Graphic credit to Ignatia Dyahapsari

Ucapan Terima Kasih

Studi resiliensi masyarakat ini merupakan kristalisasi dari pengalaman masing-masing anggota tim peneliti di dunia konservasi, penghidupan masyarakat, ekosistem dan keanekaragaman hayati. Kami memulai studi ini di awal 2022, sebagai bentuk refleksi dan kegelisahan atas hilangnya konteks masyarakat (dan keeratannya dengan alam) dari narasi besar konservasi ekosistem. Saat pola perhutanan sosial bertumbuh kembang di Indonesia dan pemerintah menargetkan hingga jutaan hektar lahan Perhutanan Sosial, berbagai permasalahan turut merekah di dalam implementasinya di level akar rumput. Di Papua, misalnya, pengakuan atas wilayah hutan adat masih jauh dari rampung. Di Sumatra, tempat di mana skema perhutanan sosial bisa berkembang baik, pembangunan ekonomi menekan dari segala sisi dan menggoyang efektivitas skema-skema perlindungan hutan seperti ini. Kami mengambil pendekatan resiliensi, yang sebelumnya telah banyak digunakan untuk menelaah sistem sosial yang lebih kompleks seperti pertanian dan pangan, dan menggubahnya menjadi sebuah narasi.  
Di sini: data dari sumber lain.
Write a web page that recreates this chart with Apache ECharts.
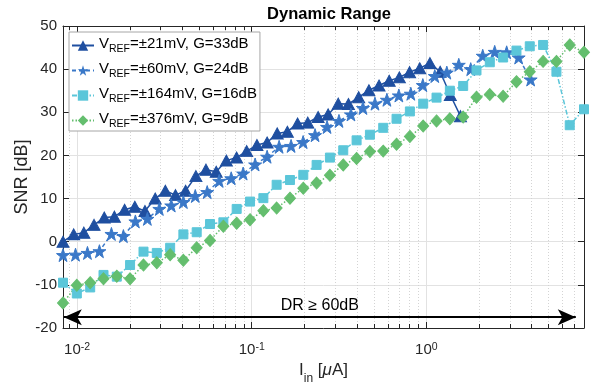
<!DOCTYPE html>
<html><head><meta charset="utf-8">
<script src="https://cdn.jsdelivr.net/npm/echarts@6/dist/echarts.min.js"></script>
<style>html,body{margin:0;padding:0;background:#fff}#c{width:594px;height:390px}</style>
</head><body><div id="c"></div>
<script>
// ---- data ----
const seriesNames = ['±21mV, G=33dB', '±60mV, G=24dB', '±164mV, G=16dB', '±376mV, G=9dB'];
const xTri = [0.0083,0.00956,0.01093,0.0125,0.0143,0.01635,0.0187,0.0214,0.02446,0.028,0.032,0.0366,0.0418,0.0479,0.0547,0.0626,0.0716,0.0819,0.0936,0.1071,0.1225,0.14,0.16,0.183,0.2095,0.24,0.274,0.313,0.358,0.41,0.469,0.536,0.613,0.701,0.802,0.917,1.049,1.2,1.372,1.569];
const snrTri = [0,1.7,2.1,3.9,5.6,5.8,7.4,8.1,7.1,10.0,11.8,10.8,11.8,15.2,16.7,16.2,18.8,19.5,21.0,22.4,23.0,25.1,25.5,27.4,27.6,28.9,29.5,32.0,31.9,33.5,35.1,36.2,37.3,38.1,39.3,40.2,41.4,39.4,34.0,29.1];
const xStar = [0.0083,0.00979,0.01146,0.01342,0.01572,0.01841,0.02156,0.02525,0.02957,0.0346,0.0406,0.0475,0.0556,0.0651,0.0763,0.0893,0.1046,0.1225,0.1435,0.168,0.197,0.2305,0.27,0.316,0.37,0.4335,0.508,0.5945,0.696,0.815,0.955,1.118,1.31,1.534,1.796,2.104,2.464,2.885,3.379,3.958];
const snrStar = [-3.1,-3.0,-2.6,-2.2,1.8,1.3,4.7,5.3,7.6,8.4,9.2,10.6,11.5,14.1,14.7,15.8,17.9,19.7,22.0,22.2,23.1,24.7,26.6,28.0,29.5,31.0,32.0,32.9,33.9,34.3,36.3,38.4,39.2,41.0,40.0,43.1,44.0,43.9,42.7,37.6];
const xSqDia = [0.0083,0.00996,0.01188,0.01416,0.01687,0.0201,0.024,0.0286,0.0341,0.0406,0.0484,0.0577,0.0688,0.082,0.0978,0.1166,0.1389,0.1656,0.1974,0.2353,0.2805,0.3344,0.3987,0.4753,0.5665,0.6753,0.8051,0.9596,1.144,1.364,1.626,1.938,2.31,2.754,3.283,3.913,4.665,5.561,6.629,8.0];
const snrSq = [-9.5,-12.0,-10.6,-7.7,-8.1,-5.4,-2.3,-2.6,-1.4,1.7,2.2,4.1,4.5,7.6,9.3,10.1,13.2,14.3,15.5,17.8,19.5,21.2,23.5,24.8,26.4,28.5,30.2,32.0,33.4,35.0,36.1,39.7,41.6,42.7,44.3,45.3,45.6,39.4,27.0,30.7];
const snrDia = [-14.2,-10.1,-9.5,-8.6,-8.0,-8.6,-5.4,-4.9,-3.0,-4.3,-1.4,0.3,3.6,4.3,5.1,7.2,7.8,10.1,12.4,13.6,15.4,17.8,19.3,20.9,21.0,22.6,24.4,26.8,28.0,28.5,28.9,33.5,34.1,33.7,37.1,39.4,41.8,41.8,45.6,43.9];
const xMajorTicks = [0.01, 0.1, 1];
const xMinorTicks = [0.009,0.02,0.03,0.04,0.05,0.06,0.07,0.08,0.09,0.2,0.3,0.4,0.5,0.6,0.7,0.8,0.9,2,3,4,5,6,7];
const yTicks = [-20,-10,0,10,20,30,40,50];
const drArrow = {x0: 0.00839, x1: 7.18, y: -17.5, label: 'DR ≥ 60dB'};

// ---- chart ----
const FONT = '"Liberation Sans", Arial, Helvetica, sans-serif';
const AX = '#262626';
const GRID = '#e2e2e2';
const colors = ['#1f4fa0', '#3a78c8', '#5bc6d9', '#64be6e'];
const starPath = 'path://M50,0 L61.8,35.1 L98.1,35.1 L68.7,56.8 L79.4,91 L50,70 L20.6,91 L31.3,56.8 L1.9,35.1 L38.2,35.1 Z';

function lineSeries(name, xs, ys, symbol, size, color, type, width) {
  return {
    type: 'line', name, xAxisIndex: 0, yAxisIndex: 0,
    data: xs.map((x, i) => [x, ys[i]]),
    symbol, symbolSize: size, showSymbol: true, showAllSymbol: true,
    itemStyle: {color, borderColor: color},
    lineStyle: {color, width, type},
    emphasis: {disabled: true}, animation: false, clip: false
  };
}

const chart = echarts.init(document.getElementById('c'), null, {renderer: 'canvas'});
const supRich = {
  b: {fontSize: 15, fontFamily: FONT, color: AX, lineHeight: 15, verticalAlign: 'bottom'},
  s: {fontSize: 10.5, fontFamily: FONT, color: AX, lineHeight: 10, verticalAlign: 'top', padding: [0, 0, 8, 0]}
};
function xLabel(v) {
  const e = Math.round(Math.log10(v));
  if (!xMajorTicks.some(t => Math.abs(t - v) / t < 1e-6)) return '';
  return '{b|10}{s|' + (e < 0 ? '-' + (-e) : e) + '}';
}

const option = {
  backgroundColor: '#fff',
  animation: false,
  textStyle: {fontFamily: FONT},
  title: {
    text: 'Dynamic Range', left: 324, top: 1, textAlign: 'center',
    textStyle: {fontSize: 16.5, fontWeight: 'bold', color: '#000', fontFamily: FONT}
  },
  grid: {left: 63, right: 10, top: 26, bottom: 60, containLabel: false},
  legend: {
    data: seriesNames, orient: 'vertical', left: 69, top: 32,
    backgroundColor: '#fff', borderColor: '#a6a6a6', borderWidth: 1, borderRadius: 0,
    padding: [4, 3, 1, 2], itemGap: 6, itemWidth: 22, itemHeight: 13, selectedMode: false,
    formatter: n => '{v|V}{s|REF}{t|=' + n + '}{z|\u200b}',
    textStyle: {
      rich: {
        v: {fontSize: 15, fontFamily: FONT, color: '#000', lineHeight: 15, verticalAlign: 'top'},
        t: {fontSize: 15, fontFamily: FONT, color: '#000', lineHeight: 15, verticalAlign: 'top'},
        s: {fontSize: 10.5, fontFamily: FONT, color: '#000', lineHeight: 10, verticalAlign: 'bottom'},
        z: {fontSize: 10, fontFamily: FONT, color: '#000', lineHeight: 19, verticalAlign: 'top'}
      }
    }
  },
  xAxis: [{
    type: 'log', logBase: 10, min: 0.0083, max: 8.0, position: 'bottom',
    axisLine: {show: true, onZero: false, lineStyle: {color: AX, width: 1}},
    axisTick: {show: true, inside: true, length: 6, lineStyle: {color: AX}},
    axisLabel: {formatter: xLabel, rich: supRich, margin: 14, showMinLabel: true, showMaxLabel: true},
    splitLine: {show: true, lineStyle: {color: GRID, width: 1}},
    minorTick: {show: false}, minorSplitLine: {show: false},
    name: '{i|I}{n|in}{i| [}{m|μ}{i|A]}{z|\u200b}', nameLocation: 'middle', nameGap: 34, nameMoveOverlap: false,
    nameTextStyle: {
      rich: {
        i: {fontSize: 17, fontFamily: FONT, color: AX, lineHeight: 17, verticalAlign: 'top'},
        m: {fontSize: 17, fontFamily: FONT, fontStyle: 'italic', color: AX, lineHeight: 17, verticalAlign: 'top'},
        n: {fontSize: 12, fontFamily: FONT, color: AX, lineHeight: 12, verticalAlign: 'bottom'},
        z: {fontSize: 10, fontFamily: FONT, color: AX, lineHeight: 23, verticalAlign: 'top'}
      }
    }
  }, {
    type: 'log', logBase: 10, min: 0.0083, max: 8.0, position: 'top',
    axisLine: {show: true, onZero: false, lineStyle: {color: AX, width: 1}},
    axisTick: {show: true, inside: true, length: 6, lineStyle: {color: AX}},
    axisLabel: {show: false}, splitLine: {show: false}
  }],
  yAxis: [{
    type: 'value', min: -20, max: 50, interval: 10, position: 'left',
    axisLine: {show: true, onZero: false, lineStyle: {color: AX, width: 1}},
    axisTick: {show: true, inside: true, length: 6, lineStyle: {color: AX}},
    axisLabel: {fontSize: 15, color: AX, margin: 6, fontFamily: FONT,
      formatter: v => yTicks.includes(v) ? String(v) : ''},
    splitLine: {show: true, lineStyle: {color: GRID, width: 1}},
    name: 'SNR [dB]', nameLocation: 'middle', nameGap: 32, nameRotate: 90, nameMoveOverlap: false,
    nameTextStyle: {fontSize: 18, color: AX, fontFamily: FONT}
  }, {
    type: 'value', min: -20, max: 50, interval: 10, position: 'right',
    axisLine: {show: true, onZero: false, lineStyle: {color: AX, width: 1}},
    axisTick: {show: true, inside: true, length: 6, lineStyle: {color: AX}},
    axisLabel: {show: false}, splitLine: {show: false}
  }],
  series: [
    {
      type: 'custom', name: 'minorGrid', xAxisIndex: 0, yAxisIndex: 0, silent: true, z: 1,
      data: xMinorTicks.map(v => [v, -20]), encode: {x: 0, y: 1}, clip: false,
      renderItem: function (params, api) {
        const x = api.value(0);
        const b = api.coord([x, -20]);
        const t = api.coord([x, 50]);
        const px = Math.round(b[0]) + 0.5;
        return {type: 'group', children: [
          {type: 'line', shape: {x1: px, y1: b[1], x2: px, y2: t[1]}, style: {stroke: '#d4d4d4', lineWidth: 1, lineDash: [1, 2]}},
          {type: 'line', shape: {x1: px, y1: b[1], x2: px, y2: b[1] - 4}, style: {stroke: AX, lineWidth: 1}},
          {type: 'line', shape: {x1: px, y1: t[1], x2: px, y2: t[1] + 4}, style: {stroke: AX, lineWidth: 1}}
        ]};
      }
    },
    lineSeries(seriesNames[0], xTri, snrTri, 'triangle', [12, 11], colors[0], 'solid', 1.5),
    lineSeries(seriesNames[1], xStar, snrStar, starPath, 13, colors[1], [4, 3], 1.5),
    lineSeries(seriesNames[2], xSqDia, snrSq, 'rect', 9, colors[2], [5, 2, 1.5, 2], 1.5),
    lineSeries(seriesNames[3], xSqDia, snrDia, 'diamond', [11, 12], colors[3], [1.5, 2], 1.5),
    {
      type: 'line', name: 'arrow', xAxisIndex: 0, yAxisIndex: 0, data: [], silent: true,
      markLine: {
        silent: true, animation: false,
        symbol: ['arrow', 'arrow'], symbolSize: [12, 18],
        lineStyle: {color: '#000', width: 2, type: 'solid'},
        label: {show: true, position: 'middle', formatter: drArrow.label, fontSize: 16, color: '#000', fontFamily: FONT, distance: 4},
        emphasis: {disabled: true},
        data: [[{coord: [drArrow.x0, drArrow.y]}, {coord: [drArrow.x1, drArrow.y]}]]
      }
    }
  ]
};
chart.setOption(option);
</script>
</body></html>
Studi lapangan dilakukan oleh tim peneliti lapangan dan fotografer selama kurang lebih satu bulan di tiga desa di Papua (Aruswar, Sawesuma, dan Soaib) dan tiga desa di Jambi (Durian Rambun, Tamiai, dan Sungai Keradak). Kami mengucapkan terima kasih kepada fasilitator lapangan, para pemimpin desa dan adat, serta seluruh lapisan masyarakat di enam desa tersebut. Dukungan mereka di dalam proses pengumpulan data, dan kehangatannya kepada kami menjadi sebuah pengalaman yang tidak terlupakan. Keterlibatan beberapa anggota masyarakat secara aktif di dalam pembuatan photovoice turut membesarkan hati kami, dan menguatkan hipotesis kami bahwa ada hal-hal di luar kerangka program semata yang menjadi pendorong terbangunnya resiliensi masyarakat.  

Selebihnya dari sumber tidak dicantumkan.